All object sizes in C and C++ are defined in terms of bytes, not bits. A byte is the smallest addressable unit of memory on the computer. A bit is a single binary digit, a 0 or a 1.

On most computers, a byte is 8 bits (so a byte can store values from 0 to 256), although computers exist with other byte sizes.

A memory address identifies a byte, even on 32-bit machines. Addresses N and N+1 point to two subsequent bytes.

An int, which is typically 32 bits covers 4 bytes, meaning that 4 different memory addresses exist that each point to part of the int.

In a 32-bit machine, all the 32 actually means is that the CPU is designed to work efficiently with 32-bit values, and that an address is 32 bits long. It doesn't mean that memory can only be addressed in blocks of 32 bits.

The CPU can still address individual bytes, which is useful when dealing with chars, for example.

As for your example:

struct st 
{
int a;
char c;
};

sizeof(st) returns 8 not because all structs have a size divisible by 4, but because of alignment. For the CPU to efficiently read an integer, its must be located on an address that is divisible by the size of the integer (4 bytes). So an int can be placed on address 8, 12 or 16, but not on address 11.

A char only requires its address to be divisible by the size of a char (1), so it can be placed on any address.

So in theory, the compiler could have given your struct a size of 5 bytes... Except that this wouldn't work if you created an array of st objects.

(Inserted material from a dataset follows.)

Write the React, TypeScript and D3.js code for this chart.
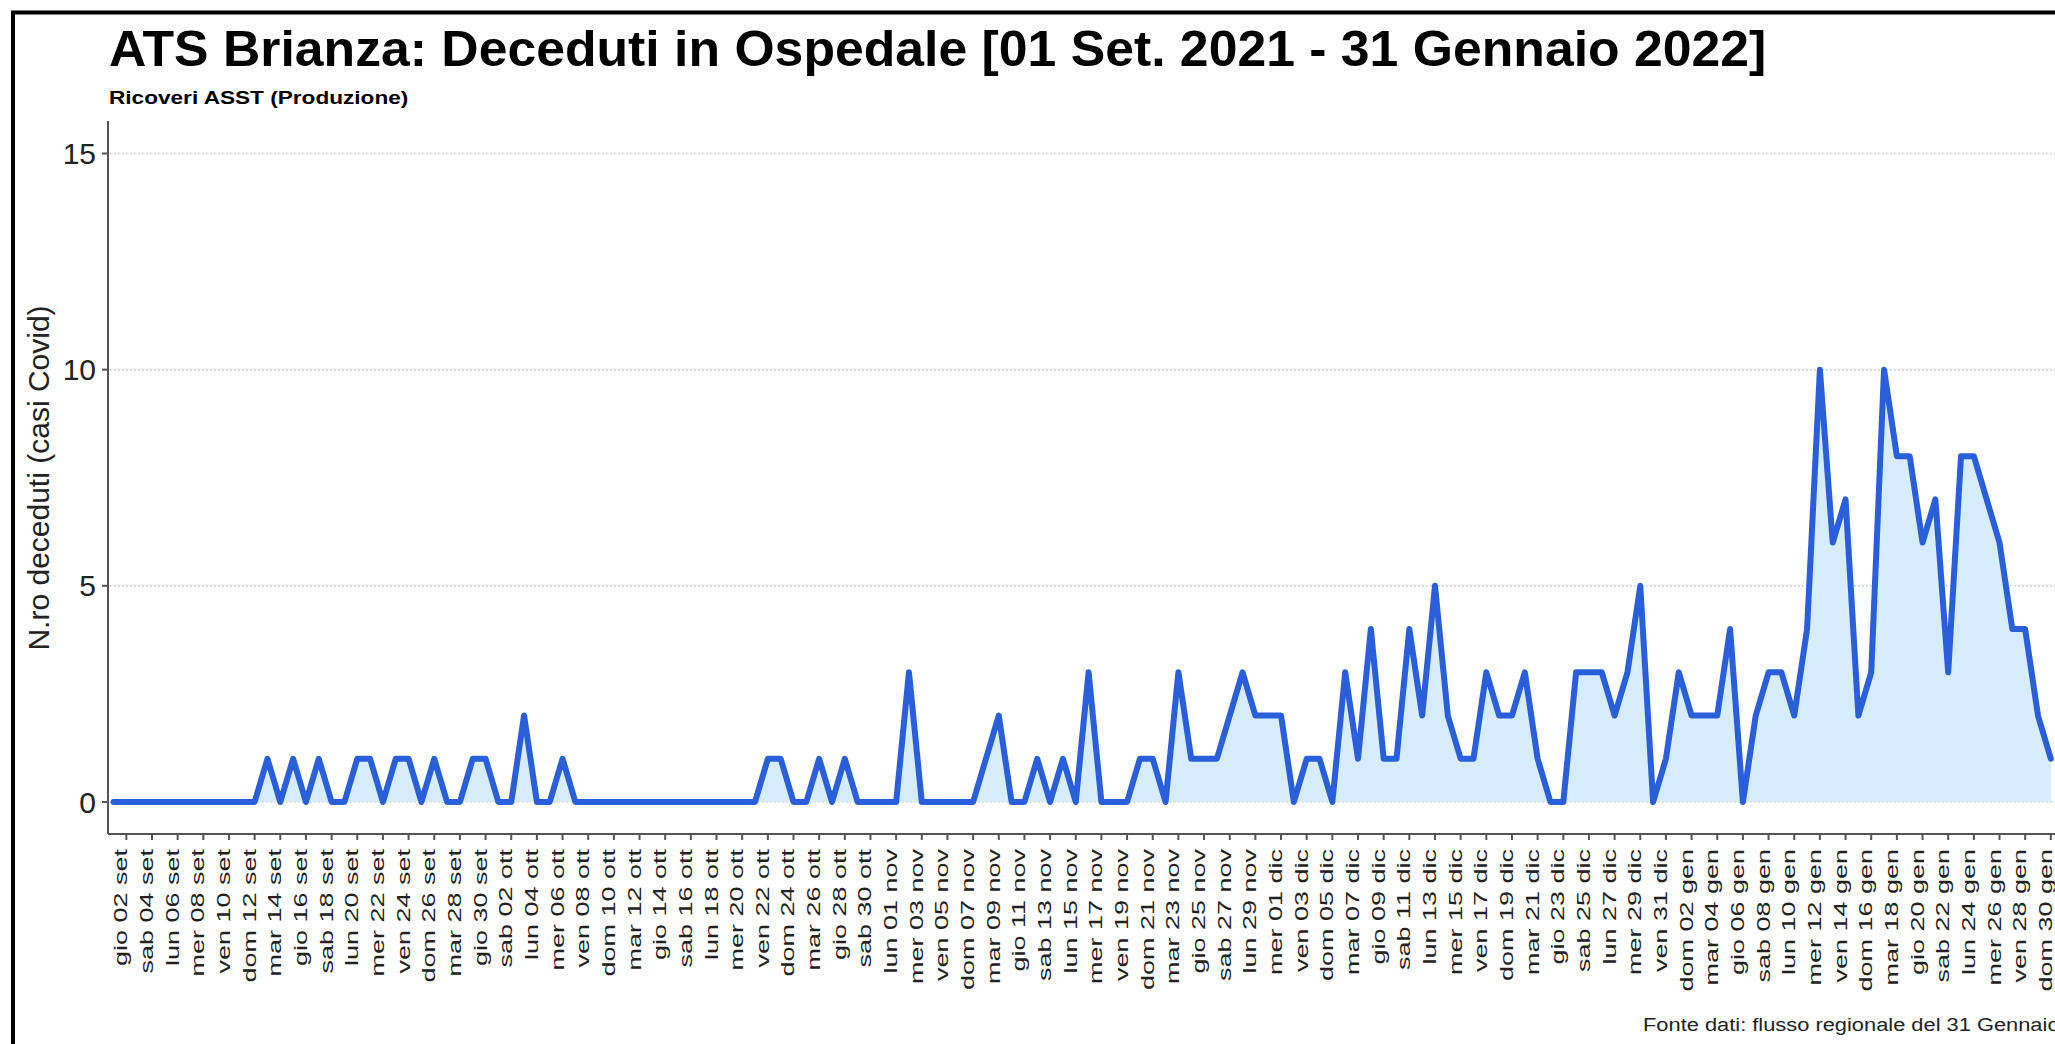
import * as d3 from 'd3'

// daily deaths, 01 Sep 2021 -> 30 Jan 2022
const START = Date.UTC(2021, 8, 1)
const deaths = [
  0, 0, 0, 0, 0, 0, 0, 0, 0, 0, 0, 0, 1, 0, 1, 0, 1, 0, 0, 1,
  1, 0, 1, 1, 0, 1, 0, 0, 1, 1, 0, 0, 2, 0, 0, 1, 0, 0, 0, 0,
  0, 0, 0, 0, 0, 0, 0, 0, 0, 0, 0, 1, 1, 0, 0, 1, 0, 1, 0, 0,
  0, 0, 3, 0, 0, 0, 0, 0, 1, 2, 0, 0, 1, 0, 1, 0, 3, 0, 0, 0,
  1, 1, 0, 3, 1, 1, 1, 2, 3, 2, 2, 2, 0, 1, 1, 0, 3, 1, 4, 1,
  1, 4, 2, 5, 2, 1, 1, 3, 2, 2, 3, 1, 0, 0, 3, 3, 3, 2, 3, 5,
  0, 1, 3, 2, 2, 2, 4, 0, 2, 3, 3, 2, 4, 10, 6, 7, 2, 3, 10, 8,
  8, 6, 7, 3, 8, 8, 7, 6, 4, 4, 2, 1,
]
const dayNames = ['dom', 'lun', 'mar', 'mer', 'gio', 'ven', 'sab']
const monthNames = ['gen', 'feb', 'mar', 'apr', 'mag', 'giu', 'lug', 'ago', 'set', 'ott', 'nov', 'dic']
const yTicks = [0, 5, 10, 15]

const TITLE = 'ATS Brianza: Deceduti in Ospedale [01 Set. 2021 - 31 Gennaio 2022]'
const SUBTITLE = 'Ricoveri ASST (Produzione)'
const Y_LABEL = 'N.ro deceduti (casi Covid)'
const SOURCE = 'Fonte dati: flusso regionale del 31 Gennaio 2022'

const W = 2055
const H = 1044
const LINE = '#2a5fdc'
const FILL = '#d7ecfc'
const AXIS = '#555'

function dayLabel(d: Date) {
  const dd = String(d.getUTCDate()).padStart(2, '0')
  return `${dayNames[d.getUTCDay()]} ${dd} ${monthNames[d.getUTCMonth()]}`
}

export default function App() {
  const dates = deaths.map((_, i) => d3.utcDay.offset(new Date(START), i))
  const data = deaths.map((v, i) => ({ date: dates[i], v }))

  const x = d3.scaleUtc()
    .domain([new Date(START), d3.utcDay.offset(new Date(START), 152)])
    .range([113.5, 113.5 + 152 * 12.83])
  const y = d3.scaleLinear().domain([0, 15]).range([802, 153.5])

  const axisX = 108
  const axisY = 834

  const area = d3.area<{ date: Date; v: number }>()
    .x((d) => x(d.date))
    .y0(y(0))
    .y1((d) => y(d.v))
  const line = d3.line<{ date: Date; v: number }>()
    .x((d) => x(d.date))
    .y((d) => y(d.v))

  // a tick every other day, starting from 02 set
  const xTicks = dates.filter((_, i) => i % 2 === 1)

  return (
    <div style={{ position: 'fixed', left: 0, top: 0, width: W, height: H, overflow: 'hidden', background: '#fff' }}>
      <svg width={W} height={H} style={{ display: 'block', fontFamily: '"Liberation Sans", Arial, sans-serif' }}>
        <rect x={13} y={12.5} width={W + 50} height={H + 50} fill="none" stroke="#000" strokeWidth={4} />

        <text transform={`translate(109,66) scale(1.045,1)`} fontSize={49.5} fontWeight="bold" fill="#000">
          {TITLE}
        </text>
        <text transform={`translate(109,104) scale(1.19,1)`} fontSize={19} fontWeight="bold" fill="#000">
          {SUBTITLE}
        </text>

        {yTicks.map((t) => (
          <line
            key={`g${t}`}
            x1={axisX + 2}
            x2={W}
            y1={y(t)}
            y2={y(t)}
            stroke="#c8c8c8"
            strokeWidth={1.5}
            strokeDasharray="1.5,2.5"
          />
        ))}

        <path d={area(data) ?? ''} fill={FILL} />
        <path d={line(data) ?? ''} fill="none" stroke={LINE} strokeWidth={6} strokeLinejoin="round" strokeLinecap="round" />

        <line x1={axisX} x2={axisX} y1={121} y2={axisY} stroke={AXIS} strokeWidth={2} />
        <line x1={axisX} x2={W} y1={axisY} y2={axisY} stroke={AXIS} strokeWidth={2} />

        {yTicks.map((t) => (
          <g key={`y${t}`}>
            <line x1={axisX - 6} x2={axisX} y1={y(t)} y2={y(t)} stroke={AXIS} strokeWidth={2} />
            <text x={96} y={y(t)} dy="0.35em" textAnchor="end" fontSize={30} fill="#222">
              {t}
            </text>
          </g>
        ))}

        {xTicks.map((d) => (
          <g key={d.toISOString()}>
            <line x1={x(d)} x2={x(d)} y1={axisY} y2={axisY + 6} stroke={AXIS} strokeWidth={2} />
            <text
              transform={`translate(${x(d) + 1},849) rotate(-90) scale(1.42,1)`}
              textAnchor="end"
              fontSize={19}
              fill="#222"
            >
              {dayLabel(d)}
            </text>
          </g>
        ))}

        <text transform={`translate(49,478) rotate(-90)`} textAnchor="middle" fontSize={30} fill="#222">
          {Y_LABEL}
        </text>

        <text transform={`translate(1643,1031) scale(1.15,1)`} fontSize={19} fill="#222">
          {SOURCE}
        </text>
      </svg>
    </div>
  )
}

In an array, each object is placed immediately after the previous one, with no padding. So if the first object in the array is placed at an address divisible by 4, then the next object would be placed at a 5 bytes higher address, which would not be divisible by 4, and so the second struct in the array would not be properly aligned.

To solve this, the compiler inserts padding inside the struct, so its size becomes a multiple of its alignment requirement.

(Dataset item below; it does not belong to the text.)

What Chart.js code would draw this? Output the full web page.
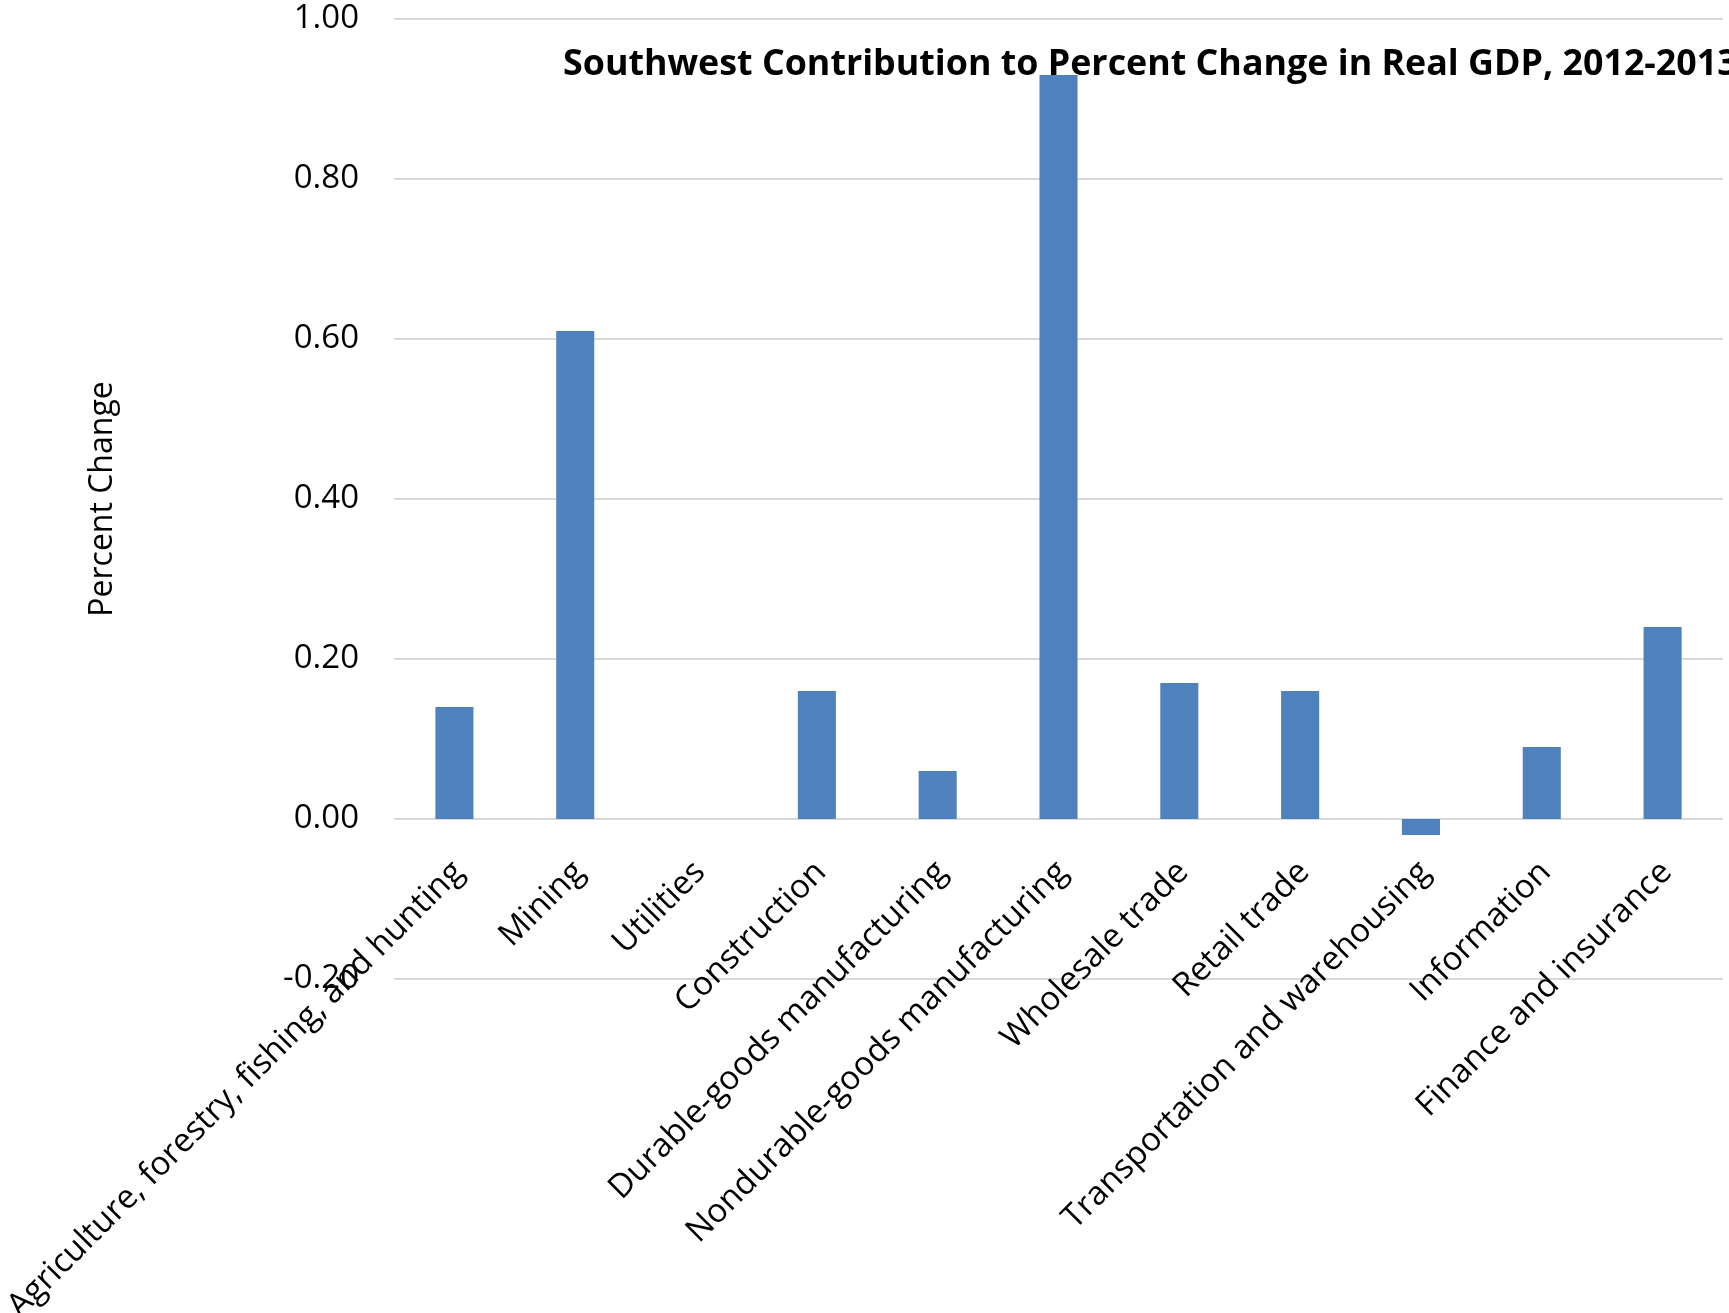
<!DOCTYPE html>
<html>
<head>
<meta charset="utf-8">
<script src="https://cdn.jsdelivr.net/npm/chart.js@4/dist/chart.umd.min.js"></script>
<style>
  html, body { margin: 0; padding: 0; background: #ffffff; }
  #wrap { width: 1729px; height: 1313px; }
</style>
</head>
<body>
<div id="wrap"><canvas id="c" width="1729" height="1313"></canvas></div>
<script>
const chartTitle = 'Southwest Contribution to Percent Change in Real GDP, 2012-2013';
const yAxisTitle = 'Percent Change';
const categories = [
  'Agriculture, forestry, fishing, and hunting',
  'Mining',
  'Utilities',
  'Construction',
  'Durable-goods manufacturing',
  'Nondurable-goods manufacturing',
  'Wholesale trade',
  'Retail trade',
  'Transportation and warehousing',
  'Information',
  'Finance and insurance'
];
const contribution = [0.14, 0.61, 0.00, 0.16, 0.06, 0.93, 0.17, 0.16, -0.02, 0.09, 0.24];
const yMin = -0.2;
const yMax = 1.0;
const yStep = 0.2;

const fontFamily = '"Open Sans", "Noto Sans", sans-serif';

const fixedTitle = {
  id: 'fixedTitle',
  afterDraw(chart) {
    const ctx = chart.ctx;
    ctx.save();
    ctx.font = 'bold 35.8px ' + fontFamily;
    ctx.fillStyle = '#000000';
    ctx.textAlign = 'left';
    ctx.textBaseline = 'alphabetic';
    ctx.fillText(chartTitle, 563, 75);
    ctx.restore();
  }
};

new Chart(document.getElementById('c'), {
  type: 'bar',
  data: {
    labels: categories,
    datasets: [{
      label: 'Contribution',
      data: contribution,
      backgroundColor: '#4f81bd',
      borderWidth: 0,
      barPercentage: 0.315,
      categoryPercentage: 1.0
    }]
  },
  options: {
    responsive: false,
    animation: false,
    devicePixelRatio: 1,
    layout: {
      autoPadding: false,
      padding: { top: 19, right: 6, bottom: 334, left: 0 }
    },
    plugins: {
      legend: { display: false },
      title: { display: false },
      tooltip: { enabled: false }
    },
    scales: {
      x: {
        position: { y: 0 },
        grid: { display: false, drawTicks: false },
        border: { display: false },
        ticks: {
          autoSkip: false,
          maxRotation: 45,
          minRotation: 45,
          padding: 34,
          labelOffset: 4,
          color: '#000000',
          font: { family: fontFamily, size: 33 }
        },
        afterFit(scale) {
          scale.height = 0;
          scale.paddingLeft = 0;
          scale.paddingRight = 0;
          scale.paddingTop = 0;
          scale.paddingBottom = 0;
        }
      },
      y: {
        min: yMin,
        max: yMax,
        grid: { color: '#d9d9d9', lineWidth: 2, drawTicks: false },
        border: { display: false },
        ticks: {
          stepSize: yStep,
          padding: 35,
          color: '#000000',
          font: { family: fontFamily, size: 33 },
          callback: (v) => (Math.abs(v) < 1e-9 ? 0 : Number(v)).toFixed(2)
        },
        title: {
          display: true,
          text: yAxisTitle,
          color: '#000000',
          font: { family: fontFamily, size: 32 },
          padding: { top: 84, bottom: 0 }
        },
        afterFit(scale) {
          scale.width = 394;
          scale.paddingTop = 0;
          scale.paddingBottom = 0;
          scale.paddingLeft = 0;
          scale.paddingRight = 0;
        }
      }
    }
  },
  plugins: [fixedTitle]
});
</script>
</body>
</html>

Not because it is impossible to create objects that don't have a size that is a multiple of 4, but because one of the members of your st struct requires 4-byte alignment, and so every time the compiler places an int in memory, it has to make sure it is placed at an address that is divisible by 4.

If you create a struct of two chars, it won't get a size of 4. It will usually get a size of 2, because when it contains only chars, the object can be placed at any address, and so alignment is not an issue.

Answer 6

Sizeof returns the value in bytes. You were talking about bits. 32 bit architectures are word aligned and byte referenced. It is irrelevant how the architecture stores a char, but to compiler, you must reference chars 1 byte at a time, even if they use up less than 1 byte.

This is why sizeof(char) is 1.

ints are 32 bit, hence sizeof(int)= 4, doubles are 64 bit, hence sizeof(double) = 8, etc.

Answer 7

Because of optimisation padding is added so size of an object is 1, 2 or n*4 bytes (or something like that, talking about x86). That's why there is added padding to 5-byte object and to 1-byte not. Single char doesn't have to be padded, it can be allocated on 1 byte, we can store it on space allocated with malloc(1). st cannot be stored on space allocated with malloc(5) because when st struct is being copied whole 8 bytes are being copied.

Answer 8

It works the same way as using half a piece of paper. You use one part for a char and the other part for something else. The compiler will hide this from you since loading and storing a char into a 32bit processor register depends on the processor.

Some processors have instructions to load and store only parts of the 32bit others have to use binary operations to extract the value of a char.

Addressing a char works as it is AFAIR by definition the smallest addressable memory. On a 32bit system pointers to two different ints will be at least 4 address points apart, char addresses will be only 1 apart.